Game 4: Spurs at Trail Blazers
This is where V3.0 earns its keep.
San Antonio Spurs just proved they can win without Victor Wembanyama. Not survive—win convincingly.
Why? Because they owned the glass.
Portland allowed 50 rebounds and got crushed in second-chance opportunities. That’s a structural flaw, not a one-game anomaly.
Meanwhile, the emergence of Stephon Castle and Dylan Harper isn’t just a feel-good story—it’s a Usage Surge event.
The Picks
- Money Line: Spurs (-200)
- Spread: Spurs -5.5
- Total: Under 219.5
Whether Wembanyama plays or not, the math holds. If he does play, this could get out of hand quickly.
Game 4: Celtics at 76ers
This is where nuance matters.
Boston Celtics are the better team. That’s not up for debate. But the number? That’s where opportunity lives.
Without Joel Embiid, Philadelphia shouldn’t win this game. But cover? That’s a different conversation.
Tyrese Maxey has entered full Usage Surge mode, carrying the offense and keeping games within reach.
The Picks
- Money Line: Celtics (-290)
- Spread: 76ers +7.5
- Total: Under 215
This is a classic “better team vs better number” split. Boston wins—but probably not comfortably.
Game 4: Lakers at Rockets
Now we get to the most fascinating spot of the night.
Los Angeles Lakers lead 3-0. Historically, this is over.
But psychologically? This is dangerous.
Enter the 3-0 Trap.
Houston Rockets were seconds away from winning Game 3. Now they’re home, desperate, and likely getting Kevin Durant back.
Meanwhile, the Lakers are running on fumes—and without Luka Dončić, their offensive ceiling is capped.
The Picks
- Money Line: Rockets (-175)
- Spread: Rockets -5
- Total: Under 208
This isn’t about belief. It’s about physics. Houston controls the paint, has fresher legs, and has more to play for.

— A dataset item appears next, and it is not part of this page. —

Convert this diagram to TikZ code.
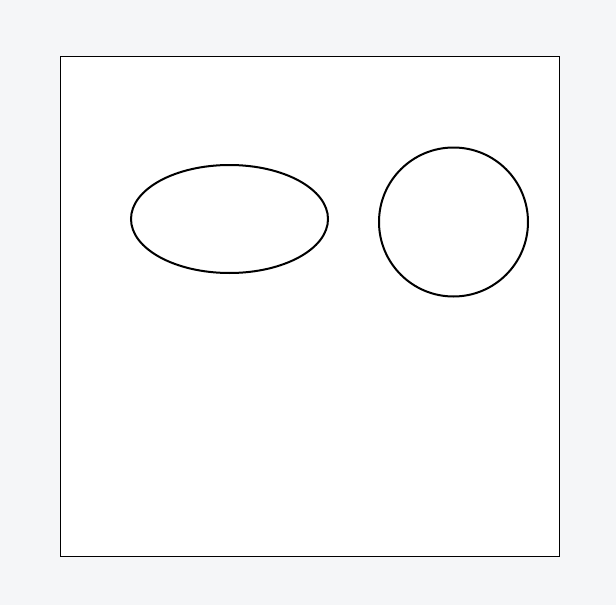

Why This Model Is Worth Trusting
Because it doesn’t pretend.
The previous versions tried to predict emotion—how a team would respond to pressure, how a crowd would influence performance. That’s guesswork.
V3.0 bets on what doesn’t change:
- Missed shots still lead to rebounds.
- Stars still take more shots when teammates are out.
- Physical teams still win ugly games in April.
It’s not flashy. It’s not narrative-driven.
But it’s grounded in something far more reliable: repeatable edges.
The Sunday Ticket
If you’re playing it straight:
- Cavaliers -3.5
- Spurs -5.5
- Rockets -5
That’s the recovery path.
Not because we need it—but because the numbers say it’s there.
After two days of chasing noise, we’re finally back to something solid.
Now we find out if the math still matters.